Question about Hornby HO/OO scale Pendolino model

I was in contact with the folks at Rapido Trains, who are coming out with a TurboTrain model, and they told me they had looked at the Hornby HO model (or maybe it is OO – I think it is the same track gauge but a slightly larger scale than American HO?) of the Pendolino train that is in service in England.

Apparently that model tilts as it goes around curves in a manner similar to the prototype.

I have scratch built HO trains that tilt, either by attaching the car body to the truck through a roof-level pivot or by using a four-bar linkage mechanism. You have to run the trains fast over rather short radius curves to get measurable amounts of tilt, and then the tilt is hard to see as the train is going so fast. The problem is that the tilt goes as v^2/r where v is the speed and r is the radius of the curve, and that law does not scale linearly down into model scale on account of the squared (^2) term.
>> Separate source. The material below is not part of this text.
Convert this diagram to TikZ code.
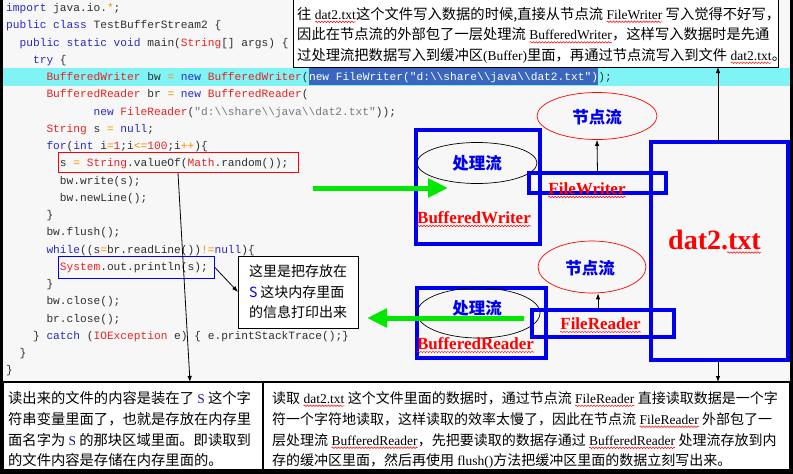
\documentclass[tikz,border=0pt]{standalone}
\usepackage{fontspec}
\setmainfont{Liberation Serif}
\newfontfamily\cjk{Noto Sans CJK SC}
\newfontfamily\codef{Liberation Mono}
\usetikzlibrary{arrows.meta,shapes.geometric,decorations.pathmorphing}
\definecolor{bgc}{HTML}{F7F7F7}
\definecolor{cyanc}{HTML}{80F4F4}
\definecolor{selc}{HTML}{3A66C0}
\definecolor{kwc}{HTML}{2A2AC8}
\definecolor{cnc}{HTML}{E82424}
\definecolor{opc}{HTML}{F59000}
\definecolor{stc}{HTML}{7A7A7A}
\definecolor{plainc}{HTML}{303030}
\definecolor{dblue}{HTML}{0000F0}
\definecolor{gr}{HTML}{00E800}
\definecolor{sblue}{HTML}{1C1C8C}
\newcommand\codefs{\codef\fontsize{11.2}{13}\selectfont\frenchspacing}
\newcommand\ks[1]{\textcolor{kwc}{#1}}
\newcommand\cn[1]{\textcolor{cnc}{#1}}
\newcommand\opr[1]{\textcolor{opc}{#1}}
\newcommand\strg[1]{\textcolor{stc}{#1}}
\newcommand\bsl{\textbackslash}
\tikzset{wv/.style={draw=red,line width=0.5pt,decorate,decoration={snake,amplitude=0.75pt,segment length=3pt}}}
\newcommand\rw[1]{\tikz[baseline=(w.base)]{\node[inner sep=0pt,outer sep=0pt,anchor=base,font=\rmfamily\fontsize{13.5}{16}\selectfont,text=black] (w) at (0,0) {#1}; \path[wv] ([yshift=-2.8pt]w.base west) -- ([yshift=-2.8pt]w.base east);}}
\newcommand\lt[1]{{\rmfamily\fontsize{13.5}{16}\selectfont #1}}
\begin{document}
\begin{tikzpicture}[x=1pt,y=-1pt,
  code/.style={anchor=base west,inner sep=0pt,font=\codefs,text=plainc},
  bluebox/.style={draw=dblue,line width=4pt,inner sep=0pt,outer sep=0pt},
  ell/.style={ellipse,inner sep=0pt,line width=0.7pt},
  ltext/.style={inner sep=0pt,font=\cjk\bfseries\fontsize{16.5}{20}\selectfont,text=dblue},
  lbl/.style={anchor=base,inner sep=0pt,font=\rmfamily\bfseries\fontsize{17}{20}\selectfont,text=red},
  arr/.style={-{Latex[length=6pt,width=4.5pt]},line width=0.8pt},
  garr/.style={draw=gr,line width=5pt,-{Triangle[length=20pt,width=18pt]}},
  txt/.style={anchor=base west,inner sep=0pt,font=\cjk\fontsize{14.3}{16}\selectfont},
  rtxt/.style={anchor=base west,inner sep=0pt,font=\cjk\fontsize{14}{16}\selectfont},
  tbox/.style={draw=black,fill=white,line width=1pt,inner sep=0pt,outer sep=0pt}
]
\useasboundingbox (0,0) rectangle (793,474);
\fill[black] (0,0) rectangle (793,474);
\fill[bgc] (2.5,0) rectangle (790,470);
\fill[cyanc] (2.5,68) rectangle (790,86);

% code
\node[code] (c0) at ({6+0*6.72},{11.5+0*17.25}) {\ks{import} java.io.\opr{*};};
\node[code] (c1) at ({6+0*6.72},{11.5+1*17.25}) {\ks{public} \ks{class} TestBufferStream2 \{};
\node[code] (c2) at ({6+2*6.72},{11.5+2*17.25}) {\ks{public} \ks{static} \ks{void} main(\cn{String}[] args) \{};
\node[code] (c3) at ({6+4*6.72},{11.5+3*17.25}) {\ks{try} \{};
\node[code] (c4) at ({6+6*6.72},{11.5+4*17.25}) {\cn{BufferedWriter} bw \opr{=} \ks{new} \cn{BufferedWriter}(};
\node[code,fill=selc,text=white,text height=12.5pt,text depth=4.5pt] (hl) at (c4.base east) {new FileWriter("d:\bsl\bsl{}share\bsl\bsl{}java\bsl\bsl{}dat2.txt")};
\node[code] (c4b) at (hl.base east) {);};
\node[code] (c5) at ({6+6*6.72},{11.5+5*17.25}) {\cn{BufferedReader} br \opr{=} \ks{new} \cn{BufferedReader}(};
\node[code] (c6) at ({6+13*6.72},{11.5+6*17.25}) {\ks{new} \cn{FileReader}(\strg{"d:\bsl\bsl{}share\bsl\bsl{}java\bsl\bsl{}dat2.txt"}));};
\node[code] (c7) at ({6+6*6.72},{11.5+7*17.25}) {\cn{String} s \opr{=} \ks{null};};
\node[code] (c8) at ({6+6*6.72},{11.5+8*17.25}) {\ks{for}(\ks{int} i\opr{=}\cn{1};i\opr{<=}\cn{100};i\opr{++})\{};
\node[code] (c9) at ({6+8*6.72},{11.5+9*17.25}) {s \opr{=} \cn{String}.valueOf(\cn{Math}.random());};
\node[code] (c10) at ({6+8*6.72},{11.5+10*17.25}) {bw.write(s);};
\node[code] (c11) at ({6+8*6.72},{11.5+11*17.25}) {bw.newLine();};
\node[code] (c12) at ({6+6*6.72},{11.5+12*17.25}) {\}};
\node[code] (c13) at ({6+6*6.72},{11.5+13*17.25}) {bw.flush();};
\node[code] (c14) at ({6+6*6.72},{11.5+14*17.25}) {\ks{while}((s\opr{=}br.readLine())\opr{!=}\ks{null})\{};
\node[code] (c15) at ({6+8*6.72},{11.5+15*17.25}) {\cn{System}.out.println(s);};
\node[code] (c16) at ({6+6*6.72},{11.5+16*17.25}) {\}};
\node[code] (c17) at ({6+6*6.72},{11.5+17*17.25}) {bw.close();};
\node[code] (c18) at ({6+6*6.72},{11.5+18*17.25}) {br.close();};
\node[code] (c19) at ({6+4*6.72},{11.5+19*17.25}) {\} \ks{catch} (\cn{IOException} e) \{ e.printStackTrace();\}};
\node[code] (c20) at ({6+2*6.72},{11.5+20*17.25}) {\}};
\node[code] (c21) at ({6+0*6.72},{11.5+21*17.25}) {\}};

% highlight boxes in code
\node[draw=red,line width=0.9pt,minimum width=240pt,minimum height=20.5pt,inner sep=0pt] (redbox) at (178,162.3) {};
\node[draw=blue,line width=0.9pt,minimum width=156pt,minimum height=22pt,inner sep=0pt] (bluebx) at (136,267) {};

% top text box
\node[tbox,minimum width=485pt,minimum height=68pt] (tbox) at (535.5,33) {};
\node[txt] (t1) at (297,19) {往 \rw{dat2.txt}这个文件写入数据的时候,直接从节点流 \rw{FileWriter} 写入觉得不好写，};
\node[txt] (t2) at (297,39.5) {因此在节点流的外部包了一层处理流 \rw{BufferedWriter}，这样写入数据时是先通};
\node[txt] (t3) at (297,60) {过处理流把数据写入到缓冲区\lt{(Buffer)}里面，再通过节点流写入到文件 \rw{dat2.txt}。};

% writer side
\node[bluebox,minimum width=124pt,minimum height=114pt] (bwbox) at (478,187) {};
\node[ell,draw=black,minimum width=120pt,minimum height=41pt] (pw) at (477,163) {};
\node[ltext] (pwt) at (477,163) {处理流};
\node[lbl] (bwl) at (474,223) {BufferedWriter};
\path[wv] ([yshift=-3pt]bwl.base west) -- ([yshift=-3pt]bwl.base east);
\node[bluebox,minimum width=137pt,minimum height=20pt] (fwbox) at (597.5,183) {};
\node[lbl] (fwl) at (587,194) {FileWriter};
\path[wv] ([yshift=-3pt]fwl.base west) -- ([yshift=-3pt]fwl.base east);
\node[ell,draw=red,minimum width=120pt,minimum height=47pt] (nw) at (597,116) {};
\node[ltext] (nwt) at (597,117) {节点流};
\draw[arr] (fwbox.north) -- (nw.south);

% dat2 box
\node[bluebox,minimum width=137pt,minimum height=218pt] (dat) at (719.5,251) {};
\node[anchor=base,inner sep=0pt,font=\rmfamily\bfseries\fontsize{28}{30}\selectfont,text=red] (datl) at (714.5,249) {dat2.txt};
\path[wv] ([xshift=-34pt,yshift=-3.5pt]datl.base east) -- ([yshift=-3.5pt]datl.base east);
\draw[arr] ([xshift=-1.5pt]dat.north) -- ([xshift=-1.5pt]dat.north |- tbox.south);

% reader side
\node[ell,draw=red,minimum width=108pt,minimum height=52pt] (nr) at (592,267) {};
\node[ltext] (nrt) at (590,268) {节点流};
\node[bluebox,minimum width=129pt,minimum height=70pt] (brbox) at (481.5,323) {};
\node[ell,draw=black,minimum width=123pt,minimum height=50pt] (pr) at (478.5,313) {};
\node[ltext] (prt) at (477,308) {处理流};
\node[lbl] (brl) at (475.5,349) {BufferedReader};
\path[wv] ([yshift=-3pt]brl.base west) -- ([yshift=-3pt]brl.base east);
\node[bluebox,minimum width=142pt,minimum height=27pt] (frbox) at (603,323.5) {};
\node[lbl] (frl) at (600.5,329) {FileReader};
\path[wv] ([yshift=-3pt]frl.base west) -- ([yshift=-3pt]frl.base east);
\draw[arr] ([xshift=-5pt]frbox.north) -- ([xshift=-5pt]frbox.north |- nr.south);

% green arrows
\coordinate (gw0) at (313,188);
\coordinate (gw1) at (448,188);
\draw[garr] (gw0) -- (gw1);
\coordinate (gr0) at (524,318);
\coordinate (gr1) at (367,318);
\draw[garr] (gr0) -- (gr1);

% callout
\node[tbox,minimum width=120pt,minimum height=72pt,align=left,font=\cjk\fontsize{14}{20.5}\selectfont] (call) at (298,292) {这里是把存放在\\\textcolor{blue}{S} 这块内存里面\\的信息打印出来};
\draw[arr] (bluebx.east) -- (call.west);

% bottom boxes
\node[tbox,line width=1.2pt,minimum width=260pt,minimum height=88pt] (lbox) at (133,426) {};
\node[tbox,line width=1.2pt,minimum width=527pt,minimum height=88pt] (rbox) at (526.5,426) {};
\coordinate (lend) at (190,382);
\draw[arr] (redbox.south) -- (lend);
\draw[arr] ([xshift=-1.5pt]dat.south) -- ([xshift=-1.5pt]dat.south |- rbox.north);

\node[txt] (b1) at (8,403) {读出来的文件的内容是装在了 \lt{\textcolor{sblue}{S}} 这个字};
\node[txt] (b2) at (8,424) {符串变量里面了，也就是存放在内存里};
\node[txt] (b3) at (8,445) {面名字为 \lt{\textcolor{sblue}{S}} 的那块区域里面。即读取到};
\node[txt] (b4) at (8,465) {的文件内容是存储在内存里面的。};

\node[rtxt] (r1) at (272,403) {读取 \rw{dat2.txt} 这个文件里面的数据时，通过节点流 \rw{FileReader} 直接读取数据是一个字};
\node[rtxt] (r2) at (272,424) {符一个字符地读取，这样读取的效率太慢了，因此在节点流 \rw{FileReader} 外部包了一};
\node[rtxt] (r3) at (272,445) {层处理流 \rw{BufferedReader}，先把要读取的数据存通过 \rw{BufferedReader} 处理流存放到内};
\node[rtxt] (r4) at (272,465) {存的缓冲区里面，然后再使用 \lt{flush()}方法把缓冲区里面的数据立刻写出来。};
\end{tikzpicture}
\end{document}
Anyone here seen the Hornby model or operated one? Does it swing outward under centrifugal force so the tilt varies with train speed, or is the tilt controlled by the trucks pivoting to go around a curve, and you have the same tilt at different speeds? Is the tilt apparent on that model, or do you have to run that model fast around too sharp a curve to see much tilt?

Apparently the Hornby model is a hit over in England and there are a number of You Tube videos. This video http://www.youtube.com/watch?v=FoaNFLuta64&NR=1 seems closest to showing the model tilt. It seems that as the train enters the second curve, you can see each train car edge jack up as that car starts to tilt, and it seems that effect occurs at a relatively slow speed.

I am curious as to what anyone knows about the Hornby model and how it tilts and whether the tilt is noticable or appears realistic.